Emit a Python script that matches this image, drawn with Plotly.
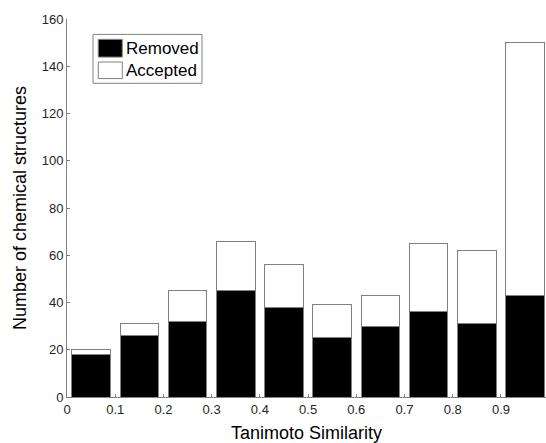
import plotly.graph_objects as go

bin_centers = [0.05, 0.15, 0.25, 0.35, 0.45, 0.55, 0.65, 0.75, 0.85, 0.95]
removed = [18, 26, 32, 45, 38, 25, 30, 36, 31, 43]
accepted = [2, 5, 13, 21, 18, 14, 13, 29, 31, 107]
series_names = ["Removed", "Accepted"]
x_ticks = [0, 0.1, 0.2, 0.3, 0.4, 0.5, 0.6, 0.7, 0.8, 0.9]
x_tick_text = ["0", "0.1", "0.2", "0.3", "0.4", "0.5", "0.6", "0.7", "0.8", "0.9"]
y_ticks = [0, 20, 40, 60, 80, 100, 120, 140, 160]

edge = "#808080"
font = "Liberation Sans, Arial, sans-serif"
fills = ["black", "white"]

fig = go.Figure()
for name, vals, fill in zip(series_names, [removed, accepted], fills):
    fig.add_trace(go.Bar(x=bin_centers, y=vals, width=0.08, name=name,
                         marker=dict(color=fill, line=dict(color=edge, width=1))))

# legend box drawn in paper coordinates (large MATLAB-style swatches)
fig.add_shape(type="rect", xref="paper", yref="paper", x0=0.0543, x1=0.2818,
              y0=0.8299, y1=0.9593, line=dict(color=edge, width=1), fillcolor="white")
swatch_y = [(0.8993, 0.9461), (0.8424, 0.8862)]
text_y = [0.9224, 0.8643]
for name, fill, (y0, y1), ty in zip(series_names, fills, swatch_y, text_y):
    fig.add_shape(type="rect", xref="paper", yref="paper", x0=0.0653, x1=0.1154,
                  y0=y0, y1=y1, line=dict(color=edge, width=1), fillcolor=fill)
    fig.add_annotation(xref="paper", yref="paper", x=0.1190, y=ty, text=name,
                       showarrow=False, xanchor="left", yanchor="middle",
                       font=dict(size=17, color="black", family=font))

axis_common = dict(showgrid=False, zeroline=False, showline=True, linecolor=edge,
                   linewidth=1, ticks="inside", ticklen=3, tickcolor=edge,
                   tickfont=dict(size=13, color="#262626"), automargin=False)

fig.update_layout(
    barmode="stack",
    width=546, height=443,
    margin=dict(l=67, r=0, t=19, b=46),
    plot_bgcolor="white", paper_bgcolor="white",
    font=dict(family=font, color="#222222"),
    showlegend=False,
    hovermode=False,
    xaxis=dict(range=[0, 0.9934], tickvals=x_ticks, ticktext=x_tick_text,
               title=dict(text="Tanimoto Similarity", font=dict(size=18, color="black"), standoff=11),
               **axis_common),
    yaxis=dict(range=[0, 160], tickvals=y_ticks,
               title=dict(text="Number of chemical structures", font=dict(size=18, color="black"), standoff=10),
               **axis_common),
)

fig.write_html("out.html", config={"displayModeBar": False},
               post_script="document.body.style.margin='0';document.body.style.overflow='hidden';")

-*-

* _REQUIREMENTS_: Go from the first line of the data above to the line containing "import plotly.graph_objects as go" and retype exactly those lines, both included, but none of the pictures.

* _RESPONSE TO THIS EXERCISE_:
Emit a Python script that matches this image, drawn with Plotly.
import plotly.graph_objects as go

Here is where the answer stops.